Marketing needs to be a process, not a campaign
Too often, marketing starts too late and only to meet short-term objectives, like a product launch or a special promotion. But especially with online marketing and the avenues it offers – social media, email, website, blog – marketing needs to be a concerted, consistent, regular activity.
Here are some ways in which you need to start thinking of marketing as a process, not a campaign.
Stick to Your Strategy
Your strategy doesn’t need to be set in stone, and there might be good reasons for changing course. But in general, you need to give your strategy time to work, and it has to be focused enough to be of use. If you’ve decided today that you’re going to focus on young people (say, 18-25) in tier-2 cities, every piece of marketing material, whether print or online, should be focused on that target segment. If you turn around tomorrow and start a campaign for 30-40 year-olds in metro cities, you’re diluting your strategy.
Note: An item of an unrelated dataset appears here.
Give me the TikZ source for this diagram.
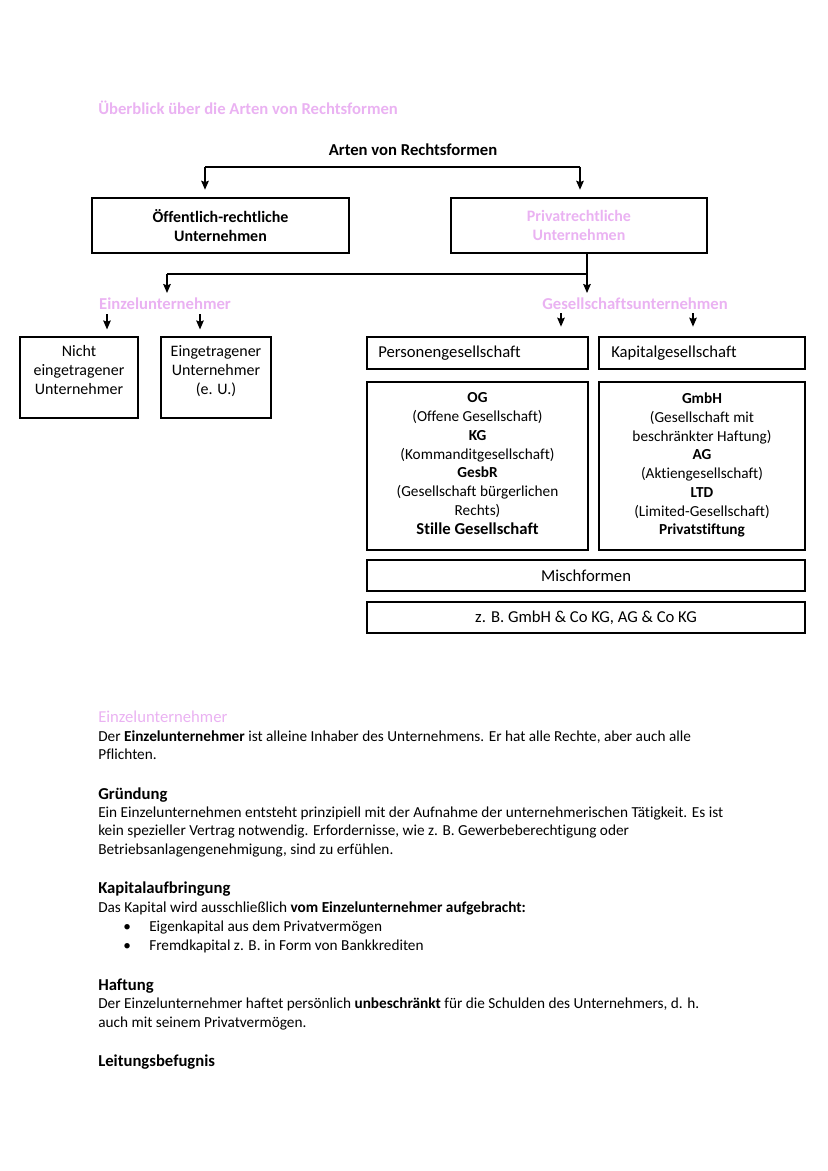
\documentclass[tikz,border=0pt]{standalone}
\usepackage{fontspec}
\setmainfont{Carlito}[Ligatures={NoCommon}]
\usetikzlibrary{arrows.meta}
\definecolor{pinkhead}{RGB}{234,178,242}
\begin{document}
\begin{tikzpicture}[x=0.72pt,y=-0.72pt,
  box/.style={draw,line width=0.9pt,inner sep=0pt,align=center,font=\fontsize{11}{13.5}\selectfont},
  arr/.style={line width=0.9pt,-{Stealth[length=6.5pt,width=5.5pt,inset=1pt]}},
  ln/.style={line width=0.9pt},
  txt/.style={anchor=base west,inner sep=0pt,font=\fontsize{11}{13.5}\selectfont},
  head/.style={anchor=base west,inner sep=0pt,font=\fontsize{12}{14}\selectfont\bfseries},
  pinkt/.style={text=pinkhead,inner sep=0pt}
]
\useasboundingbox (0,0) rectangle (828,1171);

% title
\node[pinkt,anchor=base west,font=\fontsize{12}{14}\selectfont\bfseries] (title) at (98,115) {Überblick über die Arten von Rechtsformen};

\node[inner sep=0pt,font=\fontsize{12}{14}\selectfont\bfseries] (arten) at (413,150) {Arten von Rechtsformen};

\node[box,minimum width=257*0.72pt,minimum height=55*0.72pt,font=\fontsize{11.5}{14.2}\selectfont\bfseries] (oeff) at (220.5,225.5) {Öffentlich-rechtliche\\Unternehmen};
\node[box,minimum width=256*0.72pt,minimum height=55*0.72pt,font=\fontsize{11.5}{14.2}\selectfont\bfseries,text=pinkhead] (priv) at (579,225.5) {Privatrechtliche\\Unternehmen};

\coordinate (h1) at (205,167);
\coordinate (h2) at (580,167);
\draw[ln] (h1) -- (h2);
\draw[arr,shorten >=5.5pt] (h1) -- (h1 |- oeff.north);
\draw[arr,shorten >=5.5pt] (h2) -- (h2 |- priv.north);

% second level
\node[pinkt,font=\fontsize{12}{14}\selectfont\bfseries] (einzel) at (165,304) {Einzelunternehmer};
\node[pinkt,font=\fontsize{12}{14}\selectfont\bfseries] (gesell) at (635,304) {Gesellschaftsunternehmen};

\coordinate (p1) at (587,274);
\coordinate (p2) at (167,274);
\coordinate (p1e) at (587,293);
\coordinate (p2e) at (167,293);
\draw[ln] (priv.south -| p1) -- (p1) -- (p2);
\draw[arr] (p2) -- (p2e);
\draw[arr] (p1) -- (p1e);

% Einzelunternehmer boxes
\node[box,minimum width=118*0.72pt,minimum height=81*0.72pt] (nicht) at (79,377.5) {};
\node[inner sep=0pt,align=center,font=\fontsize{11.5}{13.7}\selectfont,anchor=north] (nichtt) at (79,345.5) {Nicht\\eingetragener\\Unternehmer};
\node[box,minimum width=110*0.72pt,minimum height=81*0.72pt] (eing) at (216,377.5) {};
\node[inner sep=0pt,align=center,font=\fontsize{11.5}{13.7}\selectfont,anchor=north] (eingt) at (216,345.5) {Eingetragener\\Unternehmer\\(e. U.)};

\coordinate (e1) at (107,314);
\coordinate (e2) at (200,314);
\draw[arr,shorten >=5pt] (e1) -- (e1 |- nicht.north);
\draw[arr,shorten >=5pt] (e2) -- (e2 |- eing.north);

% Gesellschaft boxes
\node[box,minimum width=221*0.72pt,minimum height=32*0.72pt] (pers) at (477.5,353) {};
\node[txt,anchor=west,font=\fontsize{12}{14}\selectfont] (perst) at (378,353) {Personengesellschaft};
\node[box,minimum width=206*0.72pt,minimum height=32*0.72pt] (kap) at (702,353) {};
\node[txt,anchor=west,font=\fontsize{12}{14}\selectfont] (kapt) at (611,353) {Kapitalgesellschaft};

\coordinate (g1) at (561,313);
\coordinate (g2) at (693,313);
\draw[arr,shorten >=7pt] (g1) -- (g1 |- pers.north);
\draw[arr,shorten >=7pt] (g2) -- (g2 |- kap.north);

\node[box,minimum width=221*0.72pt,minimum height=168*0.72pt] (og) at (477.5,466) {};
\node[inner sep=0pt,align=center,anchor=north,font=\fontsize{11}{13.5}\selectfont] (ogt) at (477.5,392.5)
 {\textbf{OG}\\(Offene Gesellschaft)\\\textbf{KG}\\(Kommanditgesellschaft)\\\textbf{GesbR}\\(Gesellschaft bürgerlichen\\Rechts)\\{\fontsize{12}{13.5}\selectfont\bfseries Stille Gesellschaft}};
\node[box,minimum width=206*0.72pt,minimum height=168*0.72pt] (gmbh) at (702,466) {};
\node[inner sep=0pt,align=center,anchor=north,font=\fontsize{11}{13.5}\selectfont] (gmbht) at (702,392.5)
 {\textbf{GmbH}\\(Gesellschaft mit\\beschränkter Haftung)\\\textbf{AG}\\(Aktiengesellschaft)\\\textbf{LTD}\\(Limited-Gesellschaft)\\\textbf{Privatstiftung}};

\node[box,minimum width=438*0.72pt,minimum height=31*0.72pt,font=\fontsize{12}{14}\selectfont] (misch) at (586,575.5) {Mischformen};
\node[box,minimum width=438*0.72pt,minimum height=31*0.72pt,font=\fontsize{12}{14}\selectfont] (zb) at (586,617.5) {z. B. GmbH \& Co KG, AG \& Co KG};

% body text
\node[pinkt,anchor=base west,font=\fontsize{12}{14}\selectfont] (b0) at (98,722) {Einzelunternehmer};
\node[txt] (b1) at (98,741) {Der \textbf{Einzelunternehmer} ist alleine Inhaber des Unternehmens. Er hat alle Rechte, aber auch alle};
\node[txt] (b2) at (98,759) {Pflichten.};

\node[head] (h_gr) at (98,799) {Gründung};
\node[txt] (b3) at (98,817) {Ein Einzelunternehmen entsteht prinzipiell mit der Aufnahme der unternehmerischen Tätigkeit. Es ist};
\node[txt] (b4) at (98,835) {kein spezieller Vertrag notwendig. Erfordernisse, wie z. B. Gewerbeberechtigung oder};
\node[txt] (b5) at (98,854) {Betriebsanlagengenehmigung, sind zu erfühlen.};

\node[head] (h_ka) at (98,893) {Kapitalaufbringung};
\node[txt] (b6) at (98,912) {Das Kapital wird ausschließlich \textbf{vom Einzelunternehmer aufgebracht:}};
\node[txt] (bu1) at (123,931) {\textbullet};
\node[txt] (b7) at (149,931) {Eigenkapital aus dem Privatvermögen};
\node[txt] (bu2) at (123,950) {\textbullet};
\node[txt] (b8) at (149,950) {Fremdkapital z. B. in Form von Bankkrediten};

\node[head] (h_ha) at (98,990) {Haftung};
\node[txt] (b9) at (98,1008) {Der Einzelunternehmer haftet persönlich \textbf{unbeschränkt} für die Schulden des Unternehmers, d. h.};
\node[txt] (b10) at (98,1027) {auch mit seinem Privatvermögen.};

\node[head] (h_le) at (98,1066) {Leitungsbefugnis};
\end{tikzpicture}
\end{document}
Keep Your Brand Consistent
Whether it’s visual design or copy, your brand needs to be consistent across various mediums and channels. Your business cards or flyers don’t have to be (in fact, shouldn’t be) exactly the same as what’s on your website, but it should be obvious they’re about the same brand. Each piece of marketing material you create needs to be fresh (so that it draws the attention even of those who have seen other of your materials) but needs to work within the parameters of your brand.
Nurture Your Audience
Online marketing is all about nurturing your audience. Email newsletters, social media updates, blog posts, all help you keep in touch with your customers and prospects and help them know you better. But if your blog gets one post a month, that’s not enough. If your email goes out at infrequent times with no clear theme, it’s not a newsletter. If you have a Twitter account but only tweet one day in a month, that’s useless.
You need frequency; you need a schedule.
Be Patient
The longer you stick with online marketing, the more results you’re likely to get. One reason is that you’ll accumulate more content. If you start a blog, you only have a few posts in the beginning. The more content you have, the more valuable your blog becomes for readers, and the more trustworthy your content looks. More content also means your blog/site will do better in search.
Does that mean you don’t need campaigns? No, campaigns work well if you use them to boost specific results for a specific period – for a seasonal promotion, a product launch, or an event. But if your marketing is driven by campaigns, you’re losing out on the value a consistent, long-term marketing focus can bring.